Major Milestones and Shifts in Property Management
Ancient Romans, Egyptians and Mesopotamians typically appointed overseers to manage their properties. These overseers collected rent, and took care of maintenance. In the medieval times, nobles and monarchs enjoyed a sort of monopoly over land ownership. There were local landlords who managed separate pieces of land.
These stewards, or property managers, in modern terms, were tasked with overseeing land cultivation, management of livestock, resource allocation, budgeting and expenses, maintenance due to wear and tear, mediating disputes between property owner and tenants, and taking care of the land in the long term.
Transformation in the 19th Century: Urbanization and Rental Housing Growth
With the industrial revolution, property management became more formalized. There was an influx of migrants from foreign countries, and native American population from rural areas, to the port cities for jobs. Tenements were constructed to meet their housing demands.
Initially, since the demand for housing was always high, property managers were not really motivated to improve housing conditions. The Cruikshank Company, founded in 1794, was probably the first real estate company in USA. Soon, property owners began to take up additional responsibilities like advertising properties, inspecting houses after vacancy, sending eviction notices, selecting tenants, and even giving concessions on rent during difficult times!
During the Great Depression, vacancy rates skyrocketed and many homeowners defaulted from their mortgages. The building boom of the 1920s had created an oversupply of apartments, and many foreclosed properties were then in the hands of banks, insurance companies, and other lenders.
Different agencies like the Public Works Administration Housing Division and the National Association of Housing Officials started looking for trained property managers to look after the day to day business of rented apartments.
Soon, with the long term, low down payment loans introduced by the FHA, a considerable portion of the housing debt was paid off, and the economy began to revive. After the 2nd World War, war veterans and migrants bought homes and cars as fast as they were brought to the market. Property managers had their work cut out for them, and it was a lot!
Past and Present Techniques in Property Management
Economic, Social, Demographic, and Political Influences
As we have seen earlier, several laws, political developments, and demographic shifts have influenced the property management sector. To recap, at the beginning of the industrial revolution, the property owner, was by default, the property manager, and initially they were not particularly motivated to put professional efforts on this front.
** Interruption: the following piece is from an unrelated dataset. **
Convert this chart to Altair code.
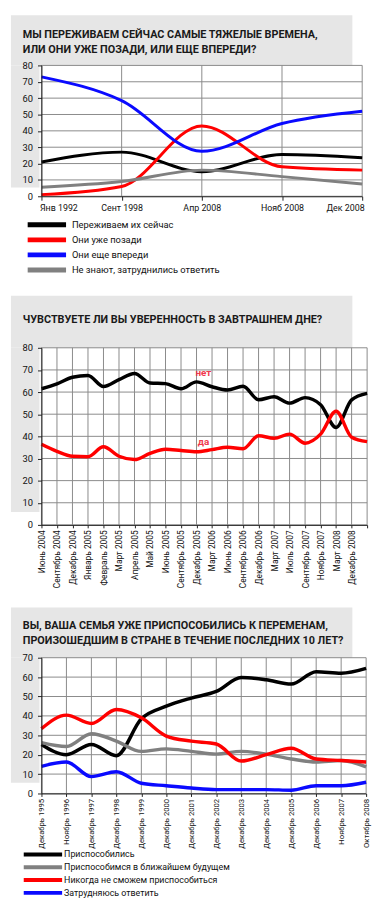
import altair as alt
import pandas as pd

FONT = "Roboto"
BG = "#e6e6e6"
GRID = "#8a8a8a"

# ---------------- Panel 1 ----------------
p1_title = "МЫ ПЕРЕЖИВАЕМ СЕЙЧАС САМЫЕ ТЯЖЕЛЫЕ ВРЕМЕНА,\nИЛИ ОНИ УЖЕ ПОЗАДИ, ИЛИ ЕЩЕ ВПЕРЕДИ?"
p1_dates = ["Янв 1992", "Сент 1998", "Апр 2008", "Нояб 2008", "Дек 2008"]
p1_series = ["Переживаем их сейчас", "Они уже позади", "Они еще впереди",
             "Не знают, затруднились ответить"]
p1_colors = ["#000000", "#ff0000", "#0a0aff", "#808080"]
p1_now = [21, 27, 15, 25.5, 23.5]
p1_behind = [1, 6, 43, 18, 16]
p1_ahead = [73, 58.5, 27.5, 44.5, 52]
p1_unknown = [5.5, 9, 16, 12, 7.5]
p1_yticks = [0, 10, 20, 30, 40, 50, 60, 70, 80]

# ---------------- Panel 2 ----------------
p2_title = "ЧУВСТВУЕТЕ ЛИ ВЫ УВЕРЕННОСТЬ В ЗАВТРАШНЕМ ДНЕ?"
p2_dates = ["Июнь 2004", "Сентябрь 2004", "Декабрь 2004", "Январь 2005", "Февраль 2005",
            "Март 2005", "Апрель 2005", "Май 2005", "Июнь 2005", "Сентябрь 2005",
            "Декабрь 2005", "Март 2006", "Июнь 2006", "Сентябрь 2006", "Декабрь 2006",
            "Март 2007", "Июль 2007", "Сентябрь 2007", "Ноябрь 2007", "Март 2008",
            "Декабрь 2008", " "]
p2_series = ["нет", "да"]
p2_colors = ["#000000", "#ff0000"]
p2_no = [61.5, 63.7, 66.7, 67.5, 62.5, 65.6, 68.4, 64.1, 63.8, 61.5,
         64.6, 62.4, 60.9, 62.6, 56.5, 57.9, 55.0, 57.5, 54.3, 44.0, 56.5, 59.4]
p2_yes = [36.4, 33.2, 31.0, 30.8, 35.3, 31.0, 29.5, 32.3, 34.2, 33.6,
          33.0, 34.0, 35.1, 34.4, 40.3, 39.1, 41.0, 36.9, 41.0, 51.3, 39.6, 37.6]
p2_label_dates = ["Декабрь 2005", "Декабрь 2005"]
p2_label_values = [68.6, 37.5]
p2_label_texts = ["нет", "да"]
p2_yticks = [0, 10, 20, 30, 40, 50, 60, 70, 80]

# ---------------- Panel 3 ----------------
p3_title = "ВЫ, ВАША СЕМЬЯ УЖЕ ПРИСПОСОБИЛИСЬ К ПЕРЕМЕНАМ,\nПРОИЗОШЕДШИМ В СТРАНЕ В ТЕЧЕНИЕ ПОСЛЕДНИХ 10 ЛЕТ?"
p3_dates = ["Декабрь 1995", "Ноябрь 1996", "Декабрь 1997", "Декабрь 1998", "Декабрь 1999",
            "Декабрь 2000", "Декабрь 2001", "Декабрь 2002", "Декабрь 2003", "Декабрь 2004",
            "Декабрь 2005", "Декабрь 2006", "Ноябрь 2007", "Октябрь 2008"]
p3_series = ["Приспособились", "Приспособимся в ближайшем будущем",
             "Никогда не сможем приспособиться", "Затрудняюсь ответить"]
p3_colors = ["#000000", "#808080", "#ff0000", "#0a0aff"]
p3_adapted = [25.3, 20, 25.3, 19.5, 38.5, 45, 49.2, 52.6, 59.8, 58.6, 56.4, 62.8, 62, 64.5]
p3_soon = [26.2, 24.2, 30.8, 27, 21.7, 23, 21.7, 20.3, 21.7, 20.3, 17.8, 16.2, 17, 13.7]
p3_never = [33.4, 40.4, 36.1, 43.3, 39, 29.6, 27, 25.5, 16.7, 20, 23.3, 17.8, 17, 16.2]
p3_hard = [14, 16.2, 8.7, 11.2, 5.3, 4, 2.8, 2, 2, 2, 1.7, 4, 4, 5.8]
p3_yticks = [0, 10, 20, 30, 40, 50, 60, 70]


def long_frame(dates, series, columns):
    rows = []
    for name, vals in zip(series, columns):
        for d, v in zip(dates, vals):
            rows.append({"date": d, "series": name, "value": v})
    return pd.DataFrame(rows)


def panel(title, title_y, dates, yticks, ymax, df, series, colors, width, height,
          bg_top, bg_left_bottom, stroke_width, rotate, legend, xlabel_size=8.5, extra=None):
    xscale = alt.Scale(type="point", domain=dates, padding=0)
    yscale = alt.Scale(domain=[0, ymax], nice=False, zero=True)
    one = pd.DataFrame({"a": [0]})

    if rotate:
        xaxis = alt.Axis(title=None, labelAngle=-90, labelFontSize=xlabel_size, labelFont=FONT,
                         labelColor="#111", tickSize=3, labelPadding=2, domainColor="#222",
                         tickColor="#222", zindex=1, grid=False, labelOverlap=False)
    else:
        xaxis = alt.Axis(title=None, labelAngle=0, labelFontSize=9, labelFont=FONT,
                         labelColor="#111", tickSize=4, labelPadding=3, domainColor="#222",
                         tickColor="#222", zindex=1, grid=False, labelFlush=True,
                         labelFlushOffset=2, labelOverlap=False)
    yaxis = alt.Axis(title=None, values=yticks, labelFontSize=9.5, labelFont=FONT,
                     labelColor="#111", tickSize=4, labelPadding=5, domainColor="#222",
                     tickColor="#222", zindex=1, grid=False)

    bg_top_rect = alt.Chart(one).mark_rect(color=BG).encode(
        x=alt.value(-31), x2=alt.value(316), y=alt.value(bg_top), y2=alt.value(0))
    bg_left_rect = alt.Chart(one).mark_rect(color=BG).encode(
        x=alt.value(-31), x2=alt.value(-2), y=alt.value(0), y2=alt.value(bg_left_bottom))

    hgrid = alt.Chart(pd.DataFrame({"value": yticks})).mark_rule(
        color=GRID, strokeWidth=1).encode(y=alt.Y("value:Q", scale=yscale, axis=yaxis))
    vgrid = alt.Chart(pd.DataFrame({"date": dates})).mark_rule(
        color=GRID, strokeWidth=1).encode(x=alt.X("date:N", scale=xscale, axis=xaxis, sort=None))

    color = alt.Color("series:N", scale=alt.Scale(domain=series, range=colors),
                      sort=series, legend=legend)
    lines = alt.Chart(df).mark_line(interpolate="monotone", strokeWidth=stroke_width).encode(
        x=alt.X("date:N", scale=xscale, axis=xaxis, sort=None),
        y=alt.Y("value:Q", scale=yscale, axis=yaxis),
        color=color,
        detail="series:N",
    )

    title_mark = alt.Chart(one).mark_text(
        align="left", baseline="alphabetic", font=FONT, fontSize=11, fontWeight="bold",
        color="#1a1a1a", lineBreak="\n", lineHeight=15.5,
    ).encode(x=alt.value(-19), y=alt.value(title_y), text=alt.value(title))

    layers = [bg_top_rect, bg_left_rect, hgrid, vgrid, lines]
    if extra is not None:
        layers.append(extra(xscale, yscale, xaxis, yaxis))
    layers.append(title_mark)
    return alt.layer(*layers).properties(width=width, height=height)


df1 = long_frame(p1_dates, p1_series, [p1_now, p1_behind, p1_ahead, p1_unknown])
legend1 = alt.Legend(title=None, orient="none", legendX=-16.5, legendY=156, direction="vertical",
                     symbolType="stroke", symbolSize=1521, symbolStrokeWidth=5, clipHeight=12,
                     rowPadding=3.3, labelOffset=3.5, padding=0, labelFont=FONT,
                     labelFontSize=9.5, labelColor="#111", labelLimit=300)
c1 = panel(p1_title, -28, p1_dates, p1_yticks, 80, df1, p1_series, p1_colors, 326, 133,
           -51, 124, 3, False, legend1)

df2 = long_frame(p2_dates, p2_series, [p2_no, p2_yes])


def p2_labels(xscale, yscale, xaxis, yaxis):
    lab = pd.DataFrame({"date": p2_label_dates, "value": p2_label_values, "txt": p2_label_texts})
    return alt.Chart(lab).mark_text(
        font=FONT, fontSize=10, fontWeight="bold", color="#f03a4e", dx=7, baseline="middle"
    ).encode(x=alt.X("date:N", scale=xscale, axis=xaxis, sort=None),
             y=alt.Y("value:Q", scale=yscale, axis=yaxis), text="txt:N")


c2 = panel(p2_title, -25, p2_dates, p2_yticks, 80, df2, p2_series, p2_colors, 331, 180,
           -53, 167, 3.5, True, None, xlabel_size=8.5, extra=p2_labels)

df3 = long_frame(p3_dates, p3_series, [p3_adapted, p3_soon, p3_never, p3_hard])
legend3 = alt.Legend(title=None, orient="none", legendX=-20, legendY=194.5, direction="vertical",
                     symbolType="stroke", symbolSize=1521, symbolStrokeWidth=4, clipHeight=11,
                     rowPadding=2, labelOffset=0, padding=0, labelFont=FONT,
                     labelFontSize=9, labelColor="#111", labelLimit=300)
c3 = panel(p3_title, -29, p3_dates, p3_yticks, 70, df3, p3_series, p3_colors, 330, 138,
           -51, 127, 3.5, True, legend3, xlabel_size=7.8)

chart = alt.vconcat(c1, c2, c3, spacing=20).resolve_scale(color="independent").configure(
    padding={"left": 3, "top": 0, "right": 0, "bottom": 0}, font=FONT
).configure_view(stroke=None)

chart.save("out.html", embed_options={"renderer": "svg", "actions": False})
The Great Depression, with a mismatch of demand and supply, left lending agencies with foreclosed houses and properties. Soon after, there were more people wanting to buy houses, and the ones who did, decided that they wanted a professional who would take care of their rented property. At this time, the role of a property manager was that of a caretaker, who spoke to the tenants on behalf of the owner, and simply executed the decisions of the owner.
In the 1960s, the federal government offered subsidies on buying apartments to breathe some life into the economy and the housing market. As a result of these efforts toward affordable housing, these care-taker managers found that utility and maintenance bills piled up, while rents remained low. This is when the property manager stepped into a more structured and professional role.
In the 1980s, an economic downturn led to another decline in rental rates, and this soft rental market helped property owners hone their sales and marketing skills. The tax reforms and housing regulations of the 1990s made property managers turn their attention toward income maximization.
All these historical developments have shaped modern property managers into the multi-talented, multi-tasking professionals that they are today. Modern property managers work with various types of properties like lifestyle housing, affordable housing, homes for senior citizens, student housing, and commercial properties. (Carucci and Campbell, 2008)
Comparisons Between Historical and Modern Practices
When we compare today’s property management practices with those of the past, we notice several changes in the way property managers approach and execute tasks. To begin with, online mediums like websites, client portals, and apps have revolutionized the way we share information with tenants, how we respond to their needs, and how we screen potential applicants.
We are working with an aging population, and our business decisions are catered to this changing demographic. Today, the US housing market has barred entry to many young buyers because of soaring prices.
Existing homeowners are locked in at low rates, and the newer generations are struggling to buy property, especially in the urban areas. Property managers should be sensitive to these newer trends, and turn their attention to newly popular forms of housing like shared living spaces and student dorms.
Moreover, in context of the looming crisis of climate change, property managers have started thinking about the environmental impact, and mostly damage, of their actions. Sustainable housing with measures like green roofing, communal gardens, composting, etc. are being increasingly recognized as must-haves, especially among eco-conscious renters and buyers.
If you are a property manager who wants to upskill and scale their business, looking back on the history of property management will certainly give you some important insights. You can see how centuries of political and economic upheaval have brought this profession to its present day state, and how important it is to recognize the impact of today’s headlines on tomorrow’s profit.